The Prime Minister clashed angrily with Tony Blair in the Commons, accusing the Labour leader of pursuing "grievance politics" as he drove home Labour's pre-Budget charge - repeated in a party political broadcast - that the voters would not trust the Tories on tax.
Mr Major told him: "What you cannot stomach is that the British economy is in better shape than any Labour government has ever been able to put it." The Prime Minister said the rise in inflation from 2.1 per cent to 2.7 per cent was "a statistical aberration". But Mr Blair dismissed this as "ridiculous"
The rise in inflation reinforces a pre-Budget poster campaign by Labour attacking 22 tax increases since the 1992 general election. It is being backed up with a party political broadcast, modelled on a horror film.

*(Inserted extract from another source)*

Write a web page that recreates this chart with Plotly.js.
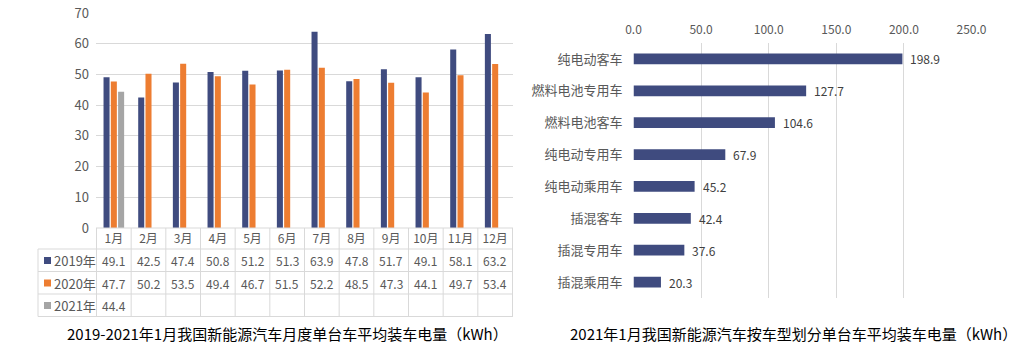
<!DOCTYPE html>
<html><head><meta charset="utf-8">
<script src="https://cdn.plot.ly/plotly-3.0.1.min.js"></script>
<style>html,body{margin:0;padding:0;background:#fff}#c{width:1032px;height:362px}</style>
</head><body><div id="c"></div>
<script>
const months = ['1月','2月','3月','4月','5月','6月','7月','8月','9月','10月','11月','12月'];
const seriesNames = ['2019年','2020年','2021年'];
const v2019 = [49.1,42.5,47.4,50.8,51.2,51.3,63.9,47.8,51.7,49.1,58.1,63.2];
const v2020 = [47.7,50.2,53.5,49.4,46.7,51.5,52.2,48.5,47.3,44.1,49.7,53.4];
const v2021 = [44.4,null,null,null,null,null,null,null,null,null,null,null];
const seriesColors = ['#3F4B7F','#ED7D31','#A5A5A5'];

const vehicleTypes = ['纯电动客车','燃料电池专用车','燃料电池客车','纯电动专用车','纯电动乘用车','插混客车','插混专用车','插混乘用车'];
const typeValues = [198.9,127.7,104.6,67.9,45.2,42.4,37.6,20.3];

const leftTitle = '2019-2021年1月我国新能源汽车月度单台车平均装车电量（kWh）';
const rightTitle = '2021年1月我国新能源汽车按车型划分单台车平均装车电量（kWh）';

const W = 1032, H = 362;
const px = x => x / W;
const py = y => (H - y) / H;
const grid = '#D9D9D9';
const txt = '#595959';
const FONT = '"Noto Sans CJK SC", "Noto Sans", sans-serif';

const allSeries = [v2019, v2020, v2021];
const traces = allSeries.map((vals, k) => ({
  type: 'bar', x: months, y: vals, name: seriesNames[k],
  marker: {color: seriesColors[k]}, xaxis: 'x', yaxis: 'y', hoverinfo: 'skip'
}));
traces.push({
  type: 'bar', orientation: 'h', x: typeValues, y: vehicleTypes,
  marker: {color: seriesColors[0]}, xaxis: 'x2', yaxis: 'y2', hoverinfo: 'skip',
  width: 0.34
});

const shapes = [];
const annotations = [];
// table rows (pixel y)
const rowTop = 228, rowLines = [249, 271.5, 294, 316.5];
const rowCenters = [260.5, 283, 305.5];
const tableLeft = 38, plotLeft = 96, plotRight = 513;
// vertical boundaries between month columns
for (let i = 0; i <= months.length; i++) {
  shapes.push({type:'line', xref:'x', yref:'paper', x0:i-0.5, x1:i-0.5, y0:py(rowLines[3]), y1:py(rowTop), line:{color:grid, width:1}});
}
shapes.push({type:'line', xref:'paper', yref:'paper', x0:px(tableLeft), x1:px(tableLeft), y0:py(rowLines[3]), y1:py(rowLines[0]), line:{color:grid, width:1}});
rowLines.forEach(y => shapes.push({type:'line', xref:'paper', yref:'paper', x0:px(tableLeft), x1:px(plotRight), y0:py(y), y1:py(y), line:{color:grid, width:1}}));
shapes.push({type:'line', xref:'paper', yref:'paper', x0:px(plotLeft), x1:px(plotRight), y0:py(rowTop), y1:py(rowTop), line:{color:grid, width:1}});

allSeries.forEach((vals, k) => {
  const yc = rowCenters[k];
  shapes.push({type:'rect', xref:'paper', yref:'paper', x0:px(44), x1:px(51), y0:py(yc+3.5), y1:py(yc-3.5), fillcolor:seriesColors[k], line:{width:0}});
  annotations.push({xref:'paper', yref:'paper', x:px(52), y:py(yc), xanchor:'left', yanchor:'middle', showarrow:false, text:seriesNames[k], font:{family:FONT, size:13, color:txt}});
  vals.forEach((v, i) => {
    if (v === null) return;
    annotations.push({xref:'x', yref:'paper', x:months[i], y:py(yc), xanchor:'center', yanchor:'middle', showarrow:false, text:v.toFixed(1), font:{family:FONT, size:12, color:txt}});
  });
});
// right chart value labels
typeValues.forEach((v, i) => {
  annotations.push({xref:'x2', yref:'y2', x:v, y:vehicleTypes[i], xanchor:'left', yanchor:'middle', xshift:6, showarrow:false, text:v.toFixed(1), font:{family:FONT, size:12, color:'#404040'}});
});
// titles
annotations.push({xref:'paper', yref:'paper', x:px(287), y:py(333), xanchor:'center', yanchor:'middle', showarrow:false, text:leftTitle, font:{family:FONT, size:15, color:'#000'}});
annotations.push({xref:'paper', yref:'paper', x:px(793), y:py(333), xanchor:'center', yanchor:'middle', showarrow:false, text:rightTitle, font:{family:FONT, size:15, color:'#000'}});

const layout = {
  width: W, height: H, margin: {l:0, r:0, t:0, b:0},
  paper_bgcolor:'#fff', plot_bgcolor:'rgba(0,0,0,0)',
  showlegend: false, barmode: 'group', bargap: 0.37, bargroupgap: 0.17,
  font: {family: FONT, color: txt},
  xaxis: {domain:[px(plotLeft), px(plotRight)], anchor:'y', type:'category', showgrid:false, zeroline:false, ticks:'', tickfont:{size:12, color:txt, family:FONT}, ticklabelstandoff:2, fixedrange:true},
  yaxis: {domain:[py(228), py(13)], anchor:'x', range:[0,70], dtick:10, showgrid:true, gridcolor:grid, zeroline:false, ticks:'', tickfont:{size:13, color:txt, family:FONT}, ticklabelstandoff:6, fixedrange:true},
  xaxis2: {domain:[px(633.5), px(971.5)], anchor:'y2', side:'top', range:[0,250], dtick:50, tickformat:'.1f', showgrid:true, gridcolor:grid, zeroline:false, ticks:'', tickfont:{size:12, color:txt, family:FONT}, ticklabelstandoff:6, fixedrange:true},
  yaxis2: {domain:[py(298), py(43)], anchor:'x2', type:'category', autorange:'reversed', showgrid:false, zeroline:false, ticks:'', tickfont:{size:13, color:txt, family:FONT}, ticklabelstandoff:10, fixedrange:true},
  shapes, annotations
};
Plotly.newPlot('c', traces, layout, {displayModeBar:false, staticPlot:true});
</script></body></html>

Calling for urgent action to tackle the lack of investment which was the underlying cause of price rises, Mr Brown said: "Two weeks ago, we had an interest rates rise. At the beginning of this week, mortgages started to rise again. Now we have the largest rise in inflation for six years.
"Within only two months of the Prime Minister declaring an economic miracle, the cracks are already appearing, exposing the underlying economic weakness of the Tory economic record. It makes a mockery of the Prime Minister's claim to have conquered inflation."

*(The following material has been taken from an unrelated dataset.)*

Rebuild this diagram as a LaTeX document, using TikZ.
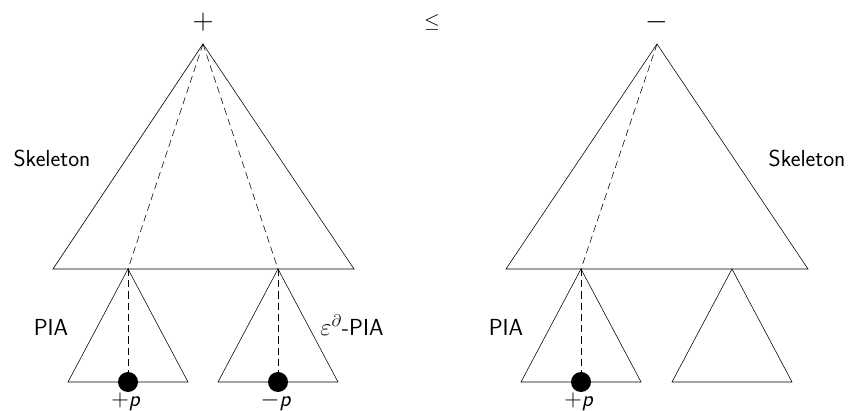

Mr Brown said the interest rates rise two weeks ago was "necessary and inevitable", and it was now important to take action to deal with inflation. "We are demanding that we have a prudent and sensible Budget."
Committing Labour to reverse any move to abolish capital gains tax, Mr Brown said it would open the door to tax avoidance which would cost more than pounds 3.5bn, estimated by the Treasury.

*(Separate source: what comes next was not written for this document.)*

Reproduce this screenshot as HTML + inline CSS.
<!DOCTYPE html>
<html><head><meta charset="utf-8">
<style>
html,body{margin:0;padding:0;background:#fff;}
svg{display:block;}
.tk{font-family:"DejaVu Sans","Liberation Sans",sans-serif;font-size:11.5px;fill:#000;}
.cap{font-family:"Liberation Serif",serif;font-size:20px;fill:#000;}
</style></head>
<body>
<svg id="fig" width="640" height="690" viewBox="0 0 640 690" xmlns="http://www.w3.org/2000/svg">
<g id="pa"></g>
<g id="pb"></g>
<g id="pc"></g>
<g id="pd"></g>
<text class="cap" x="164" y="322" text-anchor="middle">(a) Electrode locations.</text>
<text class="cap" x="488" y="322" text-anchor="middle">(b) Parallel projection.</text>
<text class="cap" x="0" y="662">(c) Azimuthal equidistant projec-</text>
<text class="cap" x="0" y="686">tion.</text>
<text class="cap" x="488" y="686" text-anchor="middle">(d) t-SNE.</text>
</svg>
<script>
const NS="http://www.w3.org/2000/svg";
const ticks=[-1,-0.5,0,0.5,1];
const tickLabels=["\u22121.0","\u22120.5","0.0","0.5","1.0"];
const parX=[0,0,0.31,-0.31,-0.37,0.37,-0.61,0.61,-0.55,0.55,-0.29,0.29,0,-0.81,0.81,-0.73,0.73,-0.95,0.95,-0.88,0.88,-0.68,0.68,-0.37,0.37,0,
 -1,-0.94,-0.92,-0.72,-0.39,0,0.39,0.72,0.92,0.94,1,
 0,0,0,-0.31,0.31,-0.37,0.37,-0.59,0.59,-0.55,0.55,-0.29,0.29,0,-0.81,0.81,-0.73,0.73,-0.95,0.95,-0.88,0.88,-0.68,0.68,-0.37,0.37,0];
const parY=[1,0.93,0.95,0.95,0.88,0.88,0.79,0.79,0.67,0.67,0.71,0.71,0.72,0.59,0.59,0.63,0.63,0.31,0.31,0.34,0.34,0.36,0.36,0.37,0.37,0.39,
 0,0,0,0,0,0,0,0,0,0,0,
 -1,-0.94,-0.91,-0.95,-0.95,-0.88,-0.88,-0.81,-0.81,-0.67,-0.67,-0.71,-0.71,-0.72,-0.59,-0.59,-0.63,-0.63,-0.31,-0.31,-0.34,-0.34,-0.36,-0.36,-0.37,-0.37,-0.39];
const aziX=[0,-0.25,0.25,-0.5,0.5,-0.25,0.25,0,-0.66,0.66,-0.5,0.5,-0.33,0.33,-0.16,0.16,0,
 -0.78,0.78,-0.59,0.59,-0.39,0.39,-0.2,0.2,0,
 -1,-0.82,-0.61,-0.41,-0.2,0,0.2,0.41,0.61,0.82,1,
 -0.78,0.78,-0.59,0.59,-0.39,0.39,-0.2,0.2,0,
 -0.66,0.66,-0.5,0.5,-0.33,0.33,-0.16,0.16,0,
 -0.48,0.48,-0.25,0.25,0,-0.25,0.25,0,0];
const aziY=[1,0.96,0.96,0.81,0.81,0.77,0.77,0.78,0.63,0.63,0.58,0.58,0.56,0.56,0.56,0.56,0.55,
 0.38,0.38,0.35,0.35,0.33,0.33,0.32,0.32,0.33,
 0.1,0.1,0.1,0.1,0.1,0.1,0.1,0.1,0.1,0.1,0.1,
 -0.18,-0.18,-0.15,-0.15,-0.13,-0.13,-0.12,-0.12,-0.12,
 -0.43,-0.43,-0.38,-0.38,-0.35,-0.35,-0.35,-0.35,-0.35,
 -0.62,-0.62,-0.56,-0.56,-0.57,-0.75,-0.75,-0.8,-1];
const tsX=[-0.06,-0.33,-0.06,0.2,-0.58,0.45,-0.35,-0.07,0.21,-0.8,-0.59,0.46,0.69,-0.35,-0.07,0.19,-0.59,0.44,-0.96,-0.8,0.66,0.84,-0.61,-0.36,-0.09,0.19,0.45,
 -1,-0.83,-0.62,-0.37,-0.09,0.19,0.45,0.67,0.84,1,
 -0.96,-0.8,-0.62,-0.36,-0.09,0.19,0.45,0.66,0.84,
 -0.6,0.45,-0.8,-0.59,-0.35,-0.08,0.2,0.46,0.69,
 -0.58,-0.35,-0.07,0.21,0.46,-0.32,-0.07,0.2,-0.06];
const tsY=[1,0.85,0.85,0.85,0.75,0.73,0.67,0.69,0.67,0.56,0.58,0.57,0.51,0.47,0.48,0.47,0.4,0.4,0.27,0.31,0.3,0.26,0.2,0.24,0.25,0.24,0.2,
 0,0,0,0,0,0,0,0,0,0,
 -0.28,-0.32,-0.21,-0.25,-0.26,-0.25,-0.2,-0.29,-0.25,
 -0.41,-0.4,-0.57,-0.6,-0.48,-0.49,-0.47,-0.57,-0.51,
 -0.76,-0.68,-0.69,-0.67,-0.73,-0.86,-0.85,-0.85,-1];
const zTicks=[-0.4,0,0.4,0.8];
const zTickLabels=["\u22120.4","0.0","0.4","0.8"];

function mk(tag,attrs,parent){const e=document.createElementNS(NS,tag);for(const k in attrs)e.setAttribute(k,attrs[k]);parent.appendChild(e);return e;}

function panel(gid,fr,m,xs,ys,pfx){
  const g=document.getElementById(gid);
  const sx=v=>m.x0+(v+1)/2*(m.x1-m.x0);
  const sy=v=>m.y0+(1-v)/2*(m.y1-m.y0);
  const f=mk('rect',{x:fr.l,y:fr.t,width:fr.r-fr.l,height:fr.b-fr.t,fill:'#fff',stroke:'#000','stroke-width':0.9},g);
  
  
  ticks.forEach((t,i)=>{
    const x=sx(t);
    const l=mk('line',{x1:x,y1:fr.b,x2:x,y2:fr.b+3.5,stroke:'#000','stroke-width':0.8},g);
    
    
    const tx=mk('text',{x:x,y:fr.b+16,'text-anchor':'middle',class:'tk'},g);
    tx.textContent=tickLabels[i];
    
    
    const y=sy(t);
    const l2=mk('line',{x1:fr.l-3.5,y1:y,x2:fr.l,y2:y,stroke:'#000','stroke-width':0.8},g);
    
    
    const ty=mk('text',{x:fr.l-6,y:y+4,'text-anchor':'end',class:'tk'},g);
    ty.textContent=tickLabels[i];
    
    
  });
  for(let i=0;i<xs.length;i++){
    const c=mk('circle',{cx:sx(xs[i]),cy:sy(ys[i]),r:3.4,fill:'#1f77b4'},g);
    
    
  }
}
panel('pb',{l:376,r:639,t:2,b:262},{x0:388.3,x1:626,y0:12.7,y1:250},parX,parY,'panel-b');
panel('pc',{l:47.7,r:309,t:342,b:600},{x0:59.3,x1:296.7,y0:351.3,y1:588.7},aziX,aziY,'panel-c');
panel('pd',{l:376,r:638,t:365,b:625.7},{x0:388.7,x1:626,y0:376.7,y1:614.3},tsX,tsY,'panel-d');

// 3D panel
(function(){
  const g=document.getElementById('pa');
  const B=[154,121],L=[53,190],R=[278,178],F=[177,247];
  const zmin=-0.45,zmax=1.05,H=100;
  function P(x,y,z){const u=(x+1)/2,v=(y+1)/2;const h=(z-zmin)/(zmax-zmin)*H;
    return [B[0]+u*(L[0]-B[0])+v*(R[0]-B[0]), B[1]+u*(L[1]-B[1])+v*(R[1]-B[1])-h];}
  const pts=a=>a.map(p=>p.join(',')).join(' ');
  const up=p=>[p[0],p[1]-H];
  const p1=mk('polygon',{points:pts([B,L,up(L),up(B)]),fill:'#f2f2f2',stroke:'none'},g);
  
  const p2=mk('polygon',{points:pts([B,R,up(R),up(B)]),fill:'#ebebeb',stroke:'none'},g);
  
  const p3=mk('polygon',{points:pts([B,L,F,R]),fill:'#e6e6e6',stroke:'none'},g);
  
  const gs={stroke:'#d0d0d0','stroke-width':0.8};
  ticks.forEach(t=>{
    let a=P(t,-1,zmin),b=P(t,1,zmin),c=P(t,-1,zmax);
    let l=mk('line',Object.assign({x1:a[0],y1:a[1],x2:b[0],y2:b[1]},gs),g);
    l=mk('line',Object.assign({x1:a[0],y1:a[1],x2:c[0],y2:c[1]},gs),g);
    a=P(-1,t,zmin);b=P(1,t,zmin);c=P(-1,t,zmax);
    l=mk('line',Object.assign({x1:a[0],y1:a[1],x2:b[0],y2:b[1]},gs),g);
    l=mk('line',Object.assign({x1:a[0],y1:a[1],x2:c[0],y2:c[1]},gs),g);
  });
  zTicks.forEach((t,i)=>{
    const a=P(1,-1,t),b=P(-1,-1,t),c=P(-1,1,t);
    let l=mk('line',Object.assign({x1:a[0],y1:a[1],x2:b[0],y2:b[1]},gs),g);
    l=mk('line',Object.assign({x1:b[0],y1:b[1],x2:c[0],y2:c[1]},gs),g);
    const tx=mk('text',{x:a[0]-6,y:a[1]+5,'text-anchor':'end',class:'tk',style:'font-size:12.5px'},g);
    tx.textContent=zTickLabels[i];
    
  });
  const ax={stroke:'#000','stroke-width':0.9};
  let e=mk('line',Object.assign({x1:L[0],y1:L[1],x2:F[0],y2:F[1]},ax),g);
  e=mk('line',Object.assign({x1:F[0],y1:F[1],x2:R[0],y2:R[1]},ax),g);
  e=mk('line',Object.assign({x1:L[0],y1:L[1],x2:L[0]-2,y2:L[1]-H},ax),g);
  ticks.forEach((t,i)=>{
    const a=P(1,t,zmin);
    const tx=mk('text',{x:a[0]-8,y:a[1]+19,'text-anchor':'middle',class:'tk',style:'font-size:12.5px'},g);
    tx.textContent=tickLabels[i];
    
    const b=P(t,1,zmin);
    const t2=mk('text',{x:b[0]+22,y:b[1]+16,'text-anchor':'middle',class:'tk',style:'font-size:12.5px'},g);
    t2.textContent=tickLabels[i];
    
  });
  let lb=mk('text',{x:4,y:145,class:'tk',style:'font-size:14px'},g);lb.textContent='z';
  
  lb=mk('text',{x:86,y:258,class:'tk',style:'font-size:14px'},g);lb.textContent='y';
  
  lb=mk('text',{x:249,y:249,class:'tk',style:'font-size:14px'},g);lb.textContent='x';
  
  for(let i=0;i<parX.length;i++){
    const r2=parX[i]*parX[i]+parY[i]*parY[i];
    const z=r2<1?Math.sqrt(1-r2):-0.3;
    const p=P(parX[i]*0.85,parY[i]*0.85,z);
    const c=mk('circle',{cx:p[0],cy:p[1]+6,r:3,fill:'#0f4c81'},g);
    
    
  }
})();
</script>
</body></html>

Ministers privately welcomed the upturn in the economy, in spite of the inflation, but feared the Chancellor will be forced to raise interest rates again, flattening the lift it is giving the Tories in the opinion polls.
Welcoming this week's 40,800 fall in the jobless figures, the Prime Minister told the House: "Unemployment here is falling in a way that cannot be seen anywhere else in the continent of Europe.
"I don't think that is unrelated to the fact that we have avoided the burdens on business that so many of our partners have accepted and that would have been accepted by Labour."
Mr Blair countered: "Today's inflation rise, together with the sharp rise in long-term interest rates, should set the warning lights flashing." And he asked the Prime Minister: "How do you square it with your promise, made just a few months ago, that you would meet your inflation target by the end of this year?"
Mr Major retorted: "I know the retail price figures are complex to understand, but I think you have failed to understand the impact of the figures."